The stormy, windy weather outside woke me up before first light this am. And the first thing I thought about was how I read Toni Morrison's Beloved in grad school and some of the conversations I had with Colleen, a recently reconnected-with friend and at the time relatively new mom. And then I thought it's time for me to re-read it because I don't think I had the emotional wherewithal to truly "get it" the first time.
I dropped her a note to that effect this am, and she quickly responded that I needed to.
I've started reading "The Immortal Life of Henrietta Lacks" and can't help thinking it's all connected in some way.
And in another tangent, I found myself thinking about the phrase 'dreaming true' that kept coming up in the book Neverland. I think the writer had a hard time wrapping his head around what that phrase means, because I had an immediate emotional reaction to that phrase, but I found his definitions rather clumsy and unsatisfying.
I recognize it because I do it, but I couldn't tell you the *how*, only that I *do*.
Other thoughts. Signed the boys up for another go-round of township swim lessons and had two different people tell me they were glad I brought the boys back.

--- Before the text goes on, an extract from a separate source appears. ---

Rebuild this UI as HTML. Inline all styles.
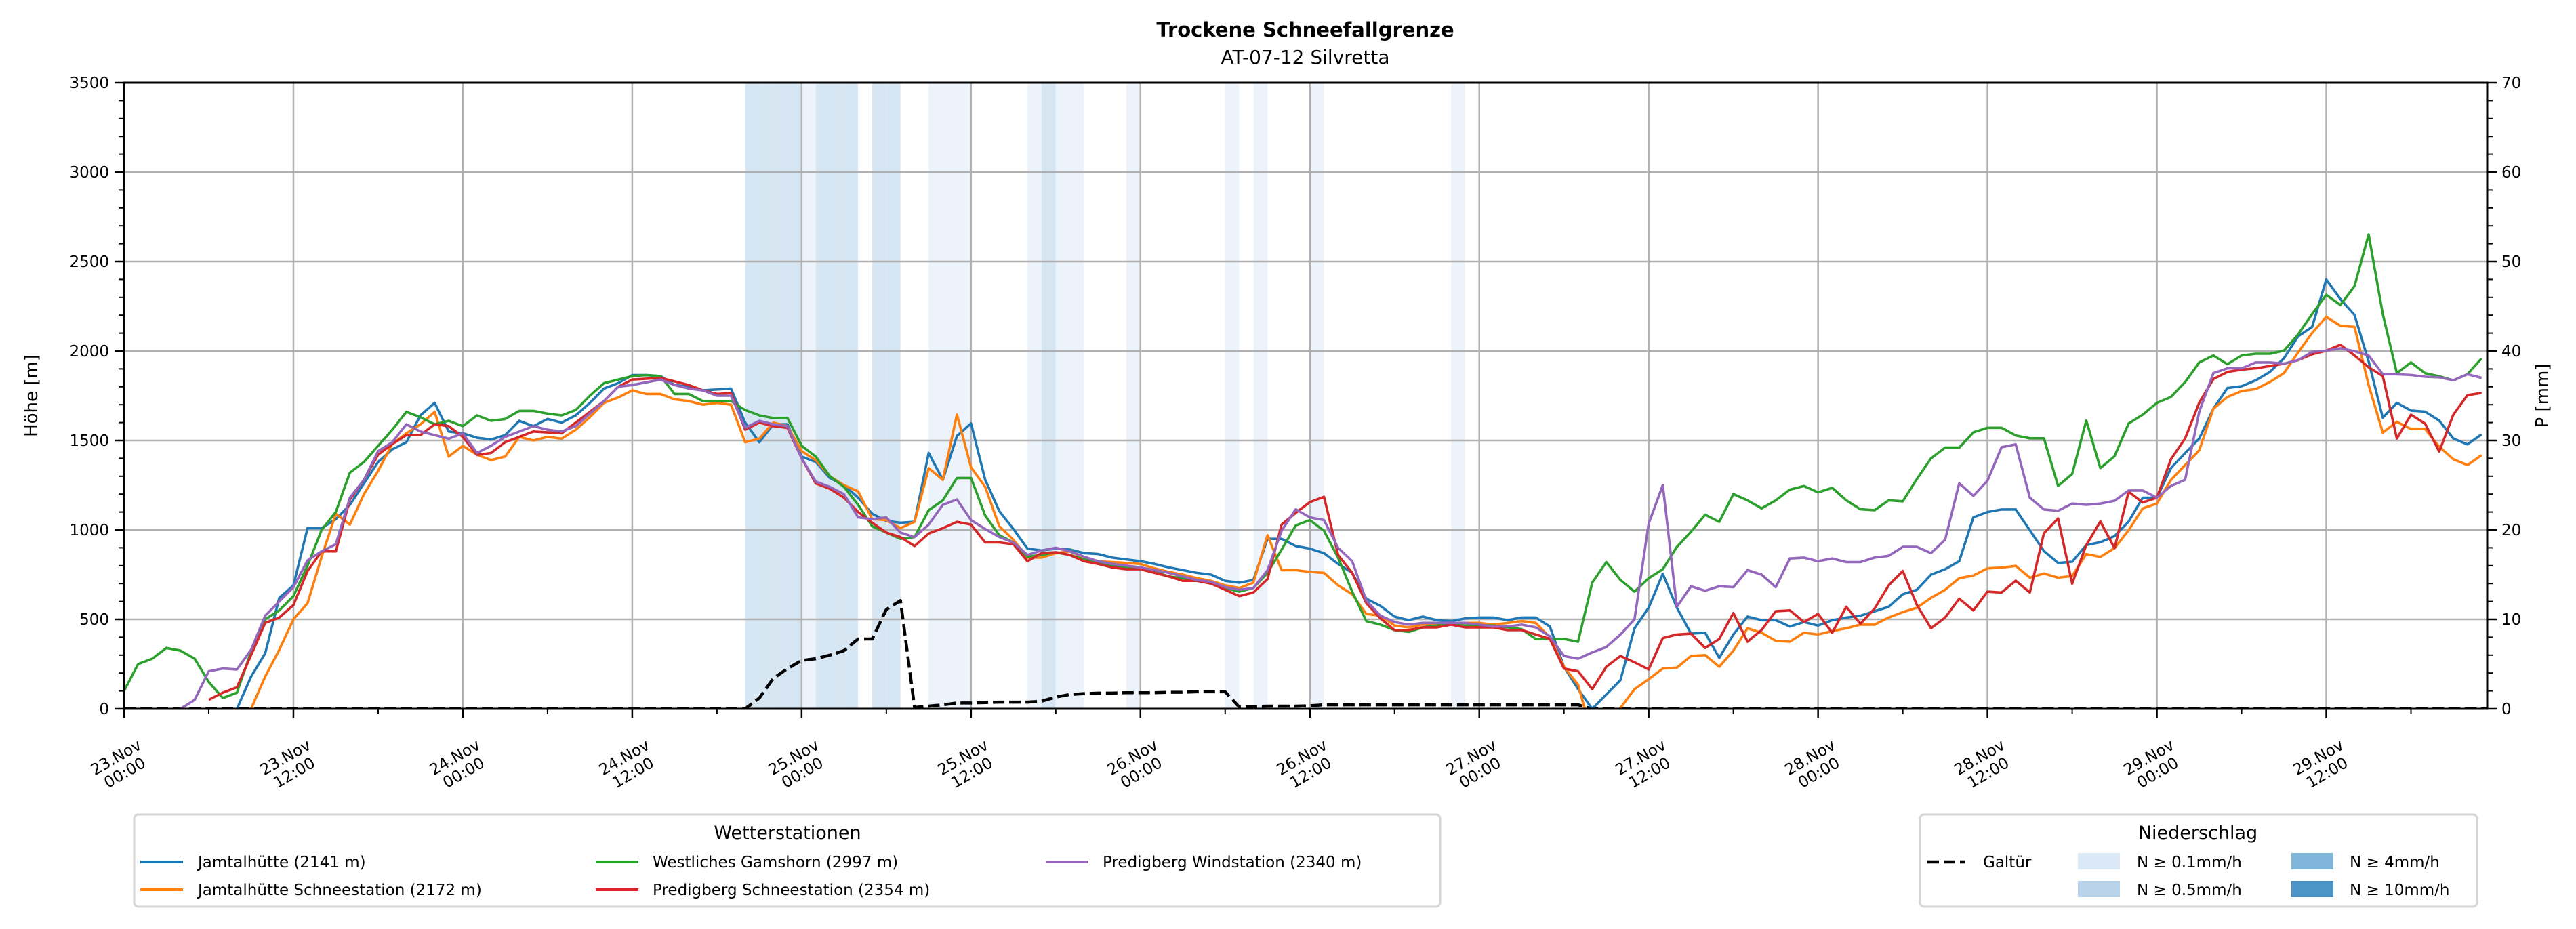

Nic had his first competitive swim meet last Sunday and won all three heats.
The work situation is interesting. I really like what I do, but if I were to remain on, I'd be doing something else. Which is fine. I really like the general vibe of the place and they actually WALK the family friendly walk, so if that's the way it were to go, I think it's a good thing.
I just find it interesting where this is going. I couldn't have planned any of this. I am simply not that smart.
But I can dream true. Somehow, I think that's more important than being smart.